In molding elastomeric materials, i.e., those materials that become cross-linked during the molding process in such fashion as to retain their final shape indefinitely, it is known that there are several parameters which must be taken into account to ensure the release of entrapped air and gases from the molded part and thereby prevent voids in the part. It is also known that the problem of voids in parts molded from elastomeric material is particularly acute since these materials cannot be remolded. Unlike thermoplastic materials, a defective part molded from an elastomeric material cannot be reground and molded again.
The major parameters affecting the molding of elastomeric materials are mold temperature, injection pressure (if injection molding process is being used), clamp pressure and cure time. It is known that the adjustment of these parameters may help eliminate the voids in the molded part. It is also known that the adjustment of these parameters affects other properties of the molding material. Thus, it is possible that by adjusting the parameters to eliminate the voids in the molded part, other problems may be created such as gas blisters, under-filled parts, and adherence of parts to the mold.
The problem of entrapped air or gas in the molding material can become more acute with the use of different filler materials such as magnetic oxides or the like. Oftentimes a different filler material will dramatically change the molding parameters associated with the elastomeric material. Thus, adjusting the above-mentioned parameters to facilitate the elimination of voids in the parts may have an adverse effect in relation to other problems that can occur in the molding process.
Although molds can usually be vented to allow entrapped air or gas to escape, some types of mold design represent compromises between venting and charge weight which is the amount of material loaded into the mold. Such mold designs often produce parts with an unacceptable degree of air entrapment when used with certain elastomers, notably those with unusually good permeability characteristics, such as butyl rubber, chlorosulfonated polyethylene, etc. As compression mold designs rarely allow a charge weight greater than 110 percent of the weight of the finished part, it is often impossible to adjust molding parameters to compensate for limited venting.
It was found in molding an elastomeric material with a magnetic oxide filler for a magnetic drum for telephone announcement systems that an entrapped air or gas problem was apparent in the molded part.
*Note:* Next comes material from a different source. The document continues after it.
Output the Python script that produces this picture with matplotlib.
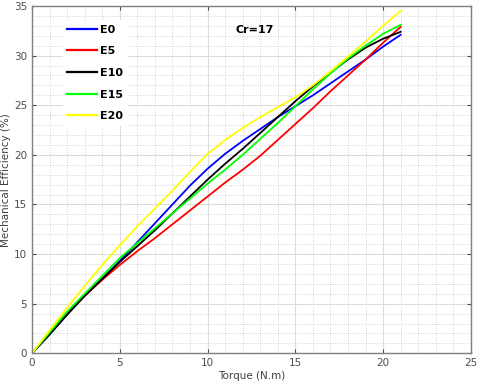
import matplotlib
matplotlib.use("Agg")
import matplotlib.pyplot as plt
from matplotlib.ticker import MultipleLocator

torque = list(range(0, 22))

eff_e0 = [0, 1.9, 3.9, 5.8, 7.5, 9.3, 11.2, 13.1, 15.0, 16.9, 18.6, 20.1,
          21.4, 22.6, 23.8, 24.9, 26.0, 27.2, 28.4, 29.6, 30.9, 32.1]
eff_e5 = [0, 2.1, 4.0, 5.8, 7.4, 8.9, 10.3, 11.6, 13.0, 14.4, 15.8, 17.2,
          18.5, 19.9, 21.5, 23.1, 24.7, 26.4, 28.0, 29.6, 31.3, 32.9]
eff_e10 = [0, 1.9, 3.9, 5.8, 7.5, 9.2, 10.8, 12.4, 14.1, 15.8, 17.5, 19.1,
           20.6, 22.2, 23.8, 25.4, 26.9, 28.3, 29.6, 30.8, 31.7, 32.4]
eff_e15 = [0, 2.1, 4.2, 6.0, 7.8, 9.6, 11.1, 12.6, 14.1, 15.6, 17.1, 18.5,
           20.0, 21.6, 23.2, 24.9, 26.6, 28.2, 29.7, 31.0, 32.2, 33.1]
eff_e20 = [0, 2.3, 4.6, 6.8, 8.9, 10.9, 12.8, 14.6, 16.4, 18.3, 20.1, 21.5,
           22.7, 23.8, 24.8, 25.8, 27.0, 28.4, 29.9, 31.4, 33.0, 34.5]

labels = ["E0", "E5", "E10", "E15", "E20"]
colors = ["#0000ff", "#ff0000", "#000000", "#00ff00", "#ffff00"]
AX_GRAY = "#4d4d4d"


def _main():
    fig = plt.figure(figsize=(4.8, 3.86), dpi=100)
    ax = fig.add_axes([0.0667, 0.0847, 0.9143, 0.8998])

    series = [eff_e0, eff_e5, eff_e10, eff_e15, eff_e20]
    for values, lab, col in zip(series, labels, colors):
        ax.plot(torque, values, color=col, lw=1.3, label=lab)

    ax.set_xlim(0, 25)
    ax.set_ylim(0, 35)
    ax.xaxis.set_major_locator(MultipleLocator(5))
    ax.yaxis.set_major_locator(MultipleLocator(5))
    ax.xaxis.set_minor_locator(MultipleLocator(1))
    ax.yaxis.set_minor_locator(MultipleLocator(1))
    ax.grid(which="major", color="#dcdcdc", lw=0.8, ls="-")
    ax.grid(which="minor", color="#c8c8c8", lw=0.6, ls=":")
    ax.set_axisbelow(True)

    ax.tick_params(which="both", direction="in", top=True, right=True,
                   colors=AX_GRAY, labelsize=7.5)
    ax.tick_params(which="major", length=3)
    ax.tick_params(which="minor", length=0)
    for sp in ax.spines.values():
        sp.set_color("#808080")
        sp.set_linewidth(1.0)

    ax.set_xlabel("Torque (N.m)", fontsize=7.5, color="#404040", labelpad=2)
    ax.set_ylabel("Mechanical Efficiency (%)", fontsize=7.5, color="#404040",
                  labelpad=2)

    leg = ax.legend(loc="upper left", bbox_to_anchor=(0.058, 0.975),
                    frameon=True, facecolor="white", edgecolor="white",
                    framealpha=1, fancybox=False, handlelength=2.7,
                    handletextpad=0.25, labelspacing=1.05,
                    prop={"weight": "bold", "size": 8})
    leg.get_frame().set_linewidth(0)
    for line in leg.get_lines():
        line.set_linewidth(1.6)

    ax.text(11.6, 32.6, "Cr=17", fontsize=8, fontweight="bold",
            ha="left", va="center")

    fig.savefig("out.png", dpi=100)


if __name__ == "__main__":
    _main()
This created special problems because the drum was subject to substantial additional (and expensive) processing, and the drum had to be discarded if there were voids therein. The voids normally were too deep to be machined out during subsequent processing. Thus, unless this problem was eliminated, there would be considerable economic waste. Conventional adjustment of the molding parameters was found inadequate for preventing the occurrence of voids in the material.
It is an object of this invention to prepare a charge that will eliminate the entrapped air and gas from a part molded from an elastomeric material containing a magnetic oxide or a like filler material and thereby facilitate the production of quality parts by substantially eliminating the occurrence of voids in the molded part.